#### [Work to be completed]
Look at the data below and print exactly the lines from its first line through the line with "const depth = 0.079;"; the pictures stay out of the copy.

════

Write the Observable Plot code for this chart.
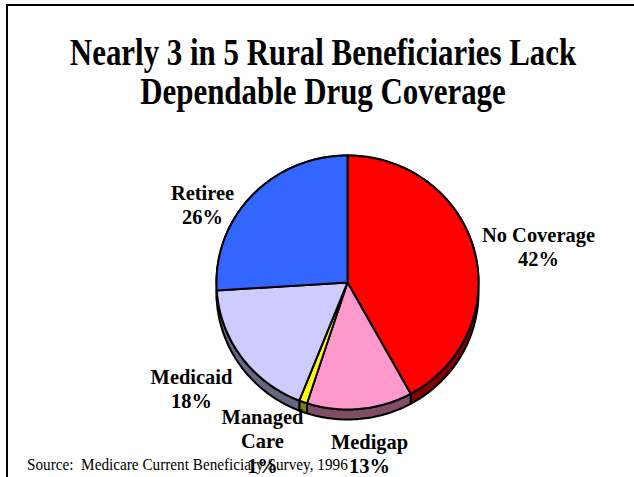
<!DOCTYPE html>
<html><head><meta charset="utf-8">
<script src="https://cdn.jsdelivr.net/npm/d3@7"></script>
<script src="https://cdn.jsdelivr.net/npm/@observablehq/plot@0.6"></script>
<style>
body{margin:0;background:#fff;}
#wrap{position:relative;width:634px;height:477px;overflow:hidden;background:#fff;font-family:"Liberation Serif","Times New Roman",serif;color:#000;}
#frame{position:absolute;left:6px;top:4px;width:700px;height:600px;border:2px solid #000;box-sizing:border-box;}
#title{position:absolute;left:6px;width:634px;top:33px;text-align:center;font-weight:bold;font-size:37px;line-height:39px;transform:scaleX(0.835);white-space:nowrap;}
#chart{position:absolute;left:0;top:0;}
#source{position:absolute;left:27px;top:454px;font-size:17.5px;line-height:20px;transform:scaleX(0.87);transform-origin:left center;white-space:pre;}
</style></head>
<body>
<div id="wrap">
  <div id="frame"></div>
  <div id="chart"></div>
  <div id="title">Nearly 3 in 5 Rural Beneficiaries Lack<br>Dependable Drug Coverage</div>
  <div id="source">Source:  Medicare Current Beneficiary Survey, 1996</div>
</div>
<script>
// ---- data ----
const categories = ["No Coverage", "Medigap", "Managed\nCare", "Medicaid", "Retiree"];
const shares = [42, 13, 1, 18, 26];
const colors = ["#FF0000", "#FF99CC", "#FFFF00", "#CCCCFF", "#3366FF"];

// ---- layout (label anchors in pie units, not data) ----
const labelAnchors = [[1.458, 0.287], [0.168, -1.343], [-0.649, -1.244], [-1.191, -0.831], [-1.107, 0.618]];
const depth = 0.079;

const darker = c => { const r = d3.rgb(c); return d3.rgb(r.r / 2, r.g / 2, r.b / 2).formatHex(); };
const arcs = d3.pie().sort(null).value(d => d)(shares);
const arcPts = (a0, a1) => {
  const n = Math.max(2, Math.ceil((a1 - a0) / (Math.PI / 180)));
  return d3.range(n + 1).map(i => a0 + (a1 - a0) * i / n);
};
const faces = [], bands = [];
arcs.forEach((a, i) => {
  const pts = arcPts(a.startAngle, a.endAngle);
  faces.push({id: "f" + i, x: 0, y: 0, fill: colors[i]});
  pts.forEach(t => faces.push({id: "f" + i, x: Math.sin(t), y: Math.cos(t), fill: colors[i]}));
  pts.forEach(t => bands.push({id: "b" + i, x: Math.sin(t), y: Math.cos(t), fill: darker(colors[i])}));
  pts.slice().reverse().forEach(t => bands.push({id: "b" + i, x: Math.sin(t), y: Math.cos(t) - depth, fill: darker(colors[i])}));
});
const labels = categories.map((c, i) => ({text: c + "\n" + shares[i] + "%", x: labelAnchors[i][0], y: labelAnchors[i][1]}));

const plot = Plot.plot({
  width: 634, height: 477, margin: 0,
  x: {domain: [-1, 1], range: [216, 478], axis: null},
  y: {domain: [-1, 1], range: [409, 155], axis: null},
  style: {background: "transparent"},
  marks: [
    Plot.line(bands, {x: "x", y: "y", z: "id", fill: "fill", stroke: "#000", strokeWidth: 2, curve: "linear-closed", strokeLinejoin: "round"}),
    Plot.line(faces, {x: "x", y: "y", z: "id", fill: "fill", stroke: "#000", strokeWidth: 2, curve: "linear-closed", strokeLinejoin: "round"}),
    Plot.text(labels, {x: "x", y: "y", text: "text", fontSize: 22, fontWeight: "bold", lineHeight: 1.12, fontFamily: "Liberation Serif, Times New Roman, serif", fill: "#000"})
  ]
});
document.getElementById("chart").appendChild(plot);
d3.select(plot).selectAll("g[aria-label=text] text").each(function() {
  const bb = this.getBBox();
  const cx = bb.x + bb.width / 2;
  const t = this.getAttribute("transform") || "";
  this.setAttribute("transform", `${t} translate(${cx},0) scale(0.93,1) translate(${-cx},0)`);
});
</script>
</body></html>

════

#### [Response below]
Write the Observable Plot code for this chart.
<!DOCTYPE html>
<html><head><meta charset="utf-8">
<script src="https://cdn.jsdelivr.net/npm/d3@7"></script>
<script src="https://cdn.jsdelivr.net/npm/@observablehq/plot@0.6"></script>
<style>
body{margin:0;background:#fff;}
#wrap{position:relative;width:634px;height:477px;overflow:hidden;background:#fff;font-family:"Liberation Serif","Times New Roman",serif;color:#000;}
#frame{position:absolute;left:6px;top:4px;width:700px;height:600px;border:2px solid #000;box-sizing:border-box;}
#title{position:absolute;left:6px;width:634px;top:33px;text-align:center;font-weight:bold;font-size:37px;line-height:39px;transform:scaleX(0.835);white-space:nowrap;}
#chart{position:absolute;left:0;top:0;}
#source{position:absolute;left:27px;top:454px;font-size:17.5px;line-height:20px;transform:scaleX(0.87);transform-origin:left center;white-space:pre;}
</style></head>
<body>
<div id="wrap">
  <div id="frame"></div>
  <div id="chart"></div>
  <div id="title">Nearly 3 in 5 Rural Beneficiaries Lack<br>Dependable Drug Coverage</div>
  <div id="source">Source:  Medicare Current Beneficiary Survey, 1996</div>
</div>
<script>
// ---- data ----
const categories = ["No Coverage", "Medigap", "Managed\nCare", "Medicaid", "Retiree"];
const shares = [42, 13, 1, 18, 26];
const colors = ["#FF0000", "#FF99CC", "#FFFF00", "#CCCCFF", "#3366FF"];

// ---- layout (label anchors in pie units, not data) ----
const labelAnchors = [[1.458, 0.287], [0.168, -1.343], [-0.649, -1.244], [-1.191, -0.831], [-1.107, 0.618]];
const depth = 0.079;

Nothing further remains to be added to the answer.